** TO BE DONE **
Copy out exactly the lines from the first line of the material below through the line containing "from matplotlib.ticker import", and nothing beyond them.

** DATASET SECTION **

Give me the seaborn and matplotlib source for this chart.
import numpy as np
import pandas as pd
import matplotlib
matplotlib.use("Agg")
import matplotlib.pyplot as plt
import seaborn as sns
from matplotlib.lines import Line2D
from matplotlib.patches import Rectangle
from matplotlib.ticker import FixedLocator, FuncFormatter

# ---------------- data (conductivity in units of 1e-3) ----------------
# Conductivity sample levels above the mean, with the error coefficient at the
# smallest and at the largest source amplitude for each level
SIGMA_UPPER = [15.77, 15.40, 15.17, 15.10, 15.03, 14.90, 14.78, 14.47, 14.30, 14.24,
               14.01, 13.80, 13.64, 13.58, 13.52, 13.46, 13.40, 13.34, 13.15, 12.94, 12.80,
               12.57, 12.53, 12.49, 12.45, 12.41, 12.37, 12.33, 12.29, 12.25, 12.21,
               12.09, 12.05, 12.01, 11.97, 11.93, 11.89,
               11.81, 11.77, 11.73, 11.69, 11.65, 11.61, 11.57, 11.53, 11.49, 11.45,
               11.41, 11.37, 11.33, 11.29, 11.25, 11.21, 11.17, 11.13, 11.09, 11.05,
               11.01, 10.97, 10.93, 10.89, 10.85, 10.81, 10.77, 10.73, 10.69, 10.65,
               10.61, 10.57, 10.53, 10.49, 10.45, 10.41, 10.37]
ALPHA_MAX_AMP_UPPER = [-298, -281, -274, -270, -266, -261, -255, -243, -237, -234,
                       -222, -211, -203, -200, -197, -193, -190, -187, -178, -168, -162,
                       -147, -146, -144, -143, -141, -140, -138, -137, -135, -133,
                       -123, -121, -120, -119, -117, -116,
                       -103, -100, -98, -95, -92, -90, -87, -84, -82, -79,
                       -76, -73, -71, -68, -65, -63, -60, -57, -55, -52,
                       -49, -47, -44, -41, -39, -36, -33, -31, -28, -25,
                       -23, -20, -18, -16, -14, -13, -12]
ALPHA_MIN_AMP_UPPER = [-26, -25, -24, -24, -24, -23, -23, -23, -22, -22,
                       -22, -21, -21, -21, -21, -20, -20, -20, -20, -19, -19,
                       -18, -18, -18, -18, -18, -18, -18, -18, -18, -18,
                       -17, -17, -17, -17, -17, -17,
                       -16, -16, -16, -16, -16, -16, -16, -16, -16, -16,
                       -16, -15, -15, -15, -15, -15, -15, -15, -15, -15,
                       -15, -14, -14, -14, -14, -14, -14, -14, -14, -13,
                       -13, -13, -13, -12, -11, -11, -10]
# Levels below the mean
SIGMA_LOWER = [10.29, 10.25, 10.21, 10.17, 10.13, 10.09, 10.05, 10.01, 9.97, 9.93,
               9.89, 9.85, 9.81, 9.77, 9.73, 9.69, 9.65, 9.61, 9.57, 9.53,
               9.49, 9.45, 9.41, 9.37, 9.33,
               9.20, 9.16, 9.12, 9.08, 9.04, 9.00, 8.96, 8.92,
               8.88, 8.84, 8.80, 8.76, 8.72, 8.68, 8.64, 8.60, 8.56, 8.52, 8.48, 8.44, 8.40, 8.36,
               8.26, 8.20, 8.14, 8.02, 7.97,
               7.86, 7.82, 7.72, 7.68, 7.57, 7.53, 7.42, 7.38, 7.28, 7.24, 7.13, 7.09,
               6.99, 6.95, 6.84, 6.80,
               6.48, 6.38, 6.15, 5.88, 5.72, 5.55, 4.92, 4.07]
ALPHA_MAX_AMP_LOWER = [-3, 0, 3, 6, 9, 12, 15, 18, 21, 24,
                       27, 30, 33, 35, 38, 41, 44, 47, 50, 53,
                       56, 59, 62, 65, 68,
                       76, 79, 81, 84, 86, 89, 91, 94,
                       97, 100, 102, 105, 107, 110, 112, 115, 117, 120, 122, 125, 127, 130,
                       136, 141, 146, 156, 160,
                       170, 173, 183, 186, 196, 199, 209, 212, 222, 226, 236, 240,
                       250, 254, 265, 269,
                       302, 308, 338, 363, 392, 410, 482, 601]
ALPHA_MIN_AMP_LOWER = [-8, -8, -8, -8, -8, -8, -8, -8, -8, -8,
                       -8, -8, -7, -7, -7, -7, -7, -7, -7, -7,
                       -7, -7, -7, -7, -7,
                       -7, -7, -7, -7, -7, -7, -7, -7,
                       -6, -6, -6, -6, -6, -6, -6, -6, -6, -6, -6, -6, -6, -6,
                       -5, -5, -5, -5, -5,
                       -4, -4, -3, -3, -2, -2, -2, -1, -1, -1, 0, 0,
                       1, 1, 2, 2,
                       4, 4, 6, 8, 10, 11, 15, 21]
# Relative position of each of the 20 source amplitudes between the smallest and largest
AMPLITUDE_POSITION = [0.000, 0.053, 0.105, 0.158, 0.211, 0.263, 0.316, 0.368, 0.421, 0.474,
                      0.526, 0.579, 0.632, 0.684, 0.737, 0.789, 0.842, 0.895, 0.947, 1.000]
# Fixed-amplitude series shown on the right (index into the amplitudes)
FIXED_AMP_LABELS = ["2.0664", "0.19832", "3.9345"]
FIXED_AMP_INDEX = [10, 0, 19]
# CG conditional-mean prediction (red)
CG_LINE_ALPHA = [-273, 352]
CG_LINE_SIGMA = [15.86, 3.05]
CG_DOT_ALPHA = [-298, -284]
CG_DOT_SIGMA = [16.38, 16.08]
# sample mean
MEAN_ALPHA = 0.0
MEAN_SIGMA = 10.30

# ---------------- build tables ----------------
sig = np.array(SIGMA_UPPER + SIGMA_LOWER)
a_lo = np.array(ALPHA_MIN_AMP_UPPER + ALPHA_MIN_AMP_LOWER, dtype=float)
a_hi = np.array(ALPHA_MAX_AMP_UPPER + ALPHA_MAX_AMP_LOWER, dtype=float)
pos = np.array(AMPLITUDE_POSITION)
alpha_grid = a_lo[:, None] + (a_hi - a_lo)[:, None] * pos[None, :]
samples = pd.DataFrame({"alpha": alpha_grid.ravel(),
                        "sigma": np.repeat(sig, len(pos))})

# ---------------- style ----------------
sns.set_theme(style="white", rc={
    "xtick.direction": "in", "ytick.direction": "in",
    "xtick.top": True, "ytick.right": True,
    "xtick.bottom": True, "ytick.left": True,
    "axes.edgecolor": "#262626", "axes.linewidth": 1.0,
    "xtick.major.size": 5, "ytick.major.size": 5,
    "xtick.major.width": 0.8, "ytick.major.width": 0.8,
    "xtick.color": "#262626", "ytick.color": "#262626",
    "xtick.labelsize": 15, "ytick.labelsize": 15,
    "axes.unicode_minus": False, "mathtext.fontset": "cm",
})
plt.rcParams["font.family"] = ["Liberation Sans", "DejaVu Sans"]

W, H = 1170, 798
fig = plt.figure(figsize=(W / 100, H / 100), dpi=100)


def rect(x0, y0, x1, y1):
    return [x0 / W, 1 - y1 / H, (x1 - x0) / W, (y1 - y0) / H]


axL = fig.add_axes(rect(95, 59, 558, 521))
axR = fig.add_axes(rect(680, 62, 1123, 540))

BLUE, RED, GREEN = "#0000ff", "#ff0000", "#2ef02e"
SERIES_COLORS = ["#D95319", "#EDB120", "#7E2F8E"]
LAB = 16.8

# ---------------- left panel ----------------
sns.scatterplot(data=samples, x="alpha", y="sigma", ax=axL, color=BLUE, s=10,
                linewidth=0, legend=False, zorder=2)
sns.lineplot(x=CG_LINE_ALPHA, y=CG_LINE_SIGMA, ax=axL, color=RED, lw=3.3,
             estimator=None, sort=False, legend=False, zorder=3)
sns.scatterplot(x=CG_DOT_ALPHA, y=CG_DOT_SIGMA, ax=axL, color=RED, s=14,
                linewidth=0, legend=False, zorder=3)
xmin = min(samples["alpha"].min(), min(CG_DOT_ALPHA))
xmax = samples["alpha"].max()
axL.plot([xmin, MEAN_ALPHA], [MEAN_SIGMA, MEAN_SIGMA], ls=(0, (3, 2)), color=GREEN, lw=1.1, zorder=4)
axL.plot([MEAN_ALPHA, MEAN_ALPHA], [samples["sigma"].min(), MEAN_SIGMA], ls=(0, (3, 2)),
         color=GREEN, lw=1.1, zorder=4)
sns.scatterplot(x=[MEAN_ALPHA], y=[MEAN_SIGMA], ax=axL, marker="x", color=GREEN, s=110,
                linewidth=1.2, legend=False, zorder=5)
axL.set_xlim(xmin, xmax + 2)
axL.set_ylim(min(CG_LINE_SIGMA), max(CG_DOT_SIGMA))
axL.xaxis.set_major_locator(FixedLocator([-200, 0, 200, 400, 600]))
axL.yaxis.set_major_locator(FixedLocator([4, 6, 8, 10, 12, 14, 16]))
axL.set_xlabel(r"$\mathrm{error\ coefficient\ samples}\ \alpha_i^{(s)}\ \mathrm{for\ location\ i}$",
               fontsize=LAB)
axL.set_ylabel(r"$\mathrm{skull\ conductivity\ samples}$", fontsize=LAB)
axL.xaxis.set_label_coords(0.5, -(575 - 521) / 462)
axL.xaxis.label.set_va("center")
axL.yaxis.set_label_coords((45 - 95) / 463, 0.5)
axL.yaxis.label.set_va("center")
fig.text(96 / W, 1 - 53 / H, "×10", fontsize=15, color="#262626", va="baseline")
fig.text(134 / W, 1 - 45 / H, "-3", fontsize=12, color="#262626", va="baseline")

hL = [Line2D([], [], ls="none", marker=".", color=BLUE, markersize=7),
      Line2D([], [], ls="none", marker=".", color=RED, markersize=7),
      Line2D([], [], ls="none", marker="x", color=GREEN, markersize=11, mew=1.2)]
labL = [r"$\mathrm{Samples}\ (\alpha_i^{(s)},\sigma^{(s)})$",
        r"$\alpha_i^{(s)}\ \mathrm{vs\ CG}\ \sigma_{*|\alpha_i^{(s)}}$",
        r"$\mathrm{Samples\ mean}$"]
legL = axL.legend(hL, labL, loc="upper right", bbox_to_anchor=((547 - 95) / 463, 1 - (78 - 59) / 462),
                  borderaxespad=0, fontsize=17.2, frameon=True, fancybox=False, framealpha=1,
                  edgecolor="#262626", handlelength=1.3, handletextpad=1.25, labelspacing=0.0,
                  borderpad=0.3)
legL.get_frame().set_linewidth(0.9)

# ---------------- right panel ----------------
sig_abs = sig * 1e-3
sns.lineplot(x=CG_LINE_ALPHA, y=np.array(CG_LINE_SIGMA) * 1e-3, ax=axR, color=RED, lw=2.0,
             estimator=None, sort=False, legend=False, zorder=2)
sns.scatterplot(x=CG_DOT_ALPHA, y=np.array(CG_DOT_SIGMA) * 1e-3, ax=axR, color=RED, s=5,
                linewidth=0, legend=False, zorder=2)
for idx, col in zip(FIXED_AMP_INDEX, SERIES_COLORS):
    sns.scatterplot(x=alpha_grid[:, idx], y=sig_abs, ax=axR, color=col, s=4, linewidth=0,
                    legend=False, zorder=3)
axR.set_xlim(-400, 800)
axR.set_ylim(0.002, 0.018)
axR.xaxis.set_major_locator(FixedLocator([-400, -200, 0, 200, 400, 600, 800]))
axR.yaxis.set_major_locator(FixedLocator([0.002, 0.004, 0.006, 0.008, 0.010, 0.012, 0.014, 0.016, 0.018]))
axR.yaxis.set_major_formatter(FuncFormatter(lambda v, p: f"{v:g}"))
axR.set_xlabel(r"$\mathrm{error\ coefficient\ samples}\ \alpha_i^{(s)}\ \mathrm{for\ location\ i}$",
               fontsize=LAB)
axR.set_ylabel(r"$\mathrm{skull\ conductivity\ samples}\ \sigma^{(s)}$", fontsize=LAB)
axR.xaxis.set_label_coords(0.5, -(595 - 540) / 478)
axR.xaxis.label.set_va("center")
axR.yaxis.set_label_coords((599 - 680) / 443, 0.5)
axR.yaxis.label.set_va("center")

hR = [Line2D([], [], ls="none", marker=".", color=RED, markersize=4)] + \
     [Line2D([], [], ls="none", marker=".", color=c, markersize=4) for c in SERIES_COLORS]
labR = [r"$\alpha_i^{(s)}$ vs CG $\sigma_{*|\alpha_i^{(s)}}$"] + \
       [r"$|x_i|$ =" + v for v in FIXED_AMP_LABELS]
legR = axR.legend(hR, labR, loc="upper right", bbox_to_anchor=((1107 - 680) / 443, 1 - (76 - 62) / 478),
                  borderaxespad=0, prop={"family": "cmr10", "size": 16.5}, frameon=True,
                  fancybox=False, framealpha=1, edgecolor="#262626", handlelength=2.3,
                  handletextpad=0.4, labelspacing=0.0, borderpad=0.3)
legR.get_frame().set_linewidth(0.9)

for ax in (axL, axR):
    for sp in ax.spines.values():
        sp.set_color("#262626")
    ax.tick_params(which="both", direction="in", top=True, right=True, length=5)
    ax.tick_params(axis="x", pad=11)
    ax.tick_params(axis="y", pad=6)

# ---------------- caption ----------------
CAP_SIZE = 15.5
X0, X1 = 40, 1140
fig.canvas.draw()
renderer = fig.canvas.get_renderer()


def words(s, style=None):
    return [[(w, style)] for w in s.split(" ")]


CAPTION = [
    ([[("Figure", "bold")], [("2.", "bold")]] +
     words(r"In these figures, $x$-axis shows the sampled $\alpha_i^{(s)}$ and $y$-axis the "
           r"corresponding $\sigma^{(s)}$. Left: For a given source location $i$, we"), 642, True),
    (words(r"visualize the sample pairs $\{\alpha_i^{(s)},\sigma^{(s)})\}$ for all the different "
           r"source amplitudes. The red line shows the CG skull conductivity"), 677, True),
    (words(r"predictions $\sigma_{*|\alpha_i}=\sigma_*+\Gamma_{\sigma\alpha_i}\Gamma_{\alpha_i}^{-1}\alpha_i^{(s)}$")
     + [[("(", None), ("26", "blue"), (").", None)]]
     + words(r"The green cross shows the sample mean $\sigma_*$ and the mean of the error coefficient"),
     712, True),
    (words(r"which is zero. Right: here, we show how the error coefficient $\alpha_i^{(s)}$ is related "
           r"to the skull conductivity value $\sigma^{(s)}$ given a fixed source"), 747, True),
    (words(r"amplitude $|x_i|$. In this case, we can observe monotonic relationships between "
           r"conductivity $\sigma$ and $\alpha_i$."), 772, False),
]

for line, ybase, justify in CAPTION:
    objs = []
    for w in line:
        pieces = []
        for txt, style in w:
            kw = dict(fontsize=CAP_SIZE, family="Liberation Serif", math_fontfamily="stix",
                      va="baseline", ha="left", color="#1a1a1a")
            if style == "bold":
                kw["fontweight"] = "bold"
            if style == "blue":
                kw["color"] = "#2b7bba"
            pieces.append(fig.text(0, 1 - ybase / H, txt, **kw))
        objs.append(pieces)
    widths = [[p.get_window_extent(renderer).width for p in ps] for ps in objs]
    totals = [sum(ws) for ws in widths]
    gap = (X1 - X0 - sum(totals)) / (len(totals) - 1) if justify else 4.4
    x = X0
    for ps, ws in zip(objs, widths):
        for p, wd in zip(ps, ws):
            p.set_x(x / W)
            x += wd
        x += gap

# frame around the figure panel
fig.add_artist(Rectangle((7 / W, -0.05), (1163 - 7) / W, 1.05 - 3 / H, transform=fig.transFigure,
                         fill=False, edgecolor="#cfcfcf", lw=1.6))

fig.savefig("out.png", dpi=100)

** SOLVED PROBLEM **
Give me the seaborn and matplotlib source for this chart.
import numpy as np
import pandas as pd
import matplotlib
matplotlib.use("Agg")
import matplotlib.pyplot as plt
import seaborn as sns
from matplotlib.lines import Line2D
from matplotlib.patches import Rectangle
from matplotlib.ticker import FixedLocator, FuncFormatter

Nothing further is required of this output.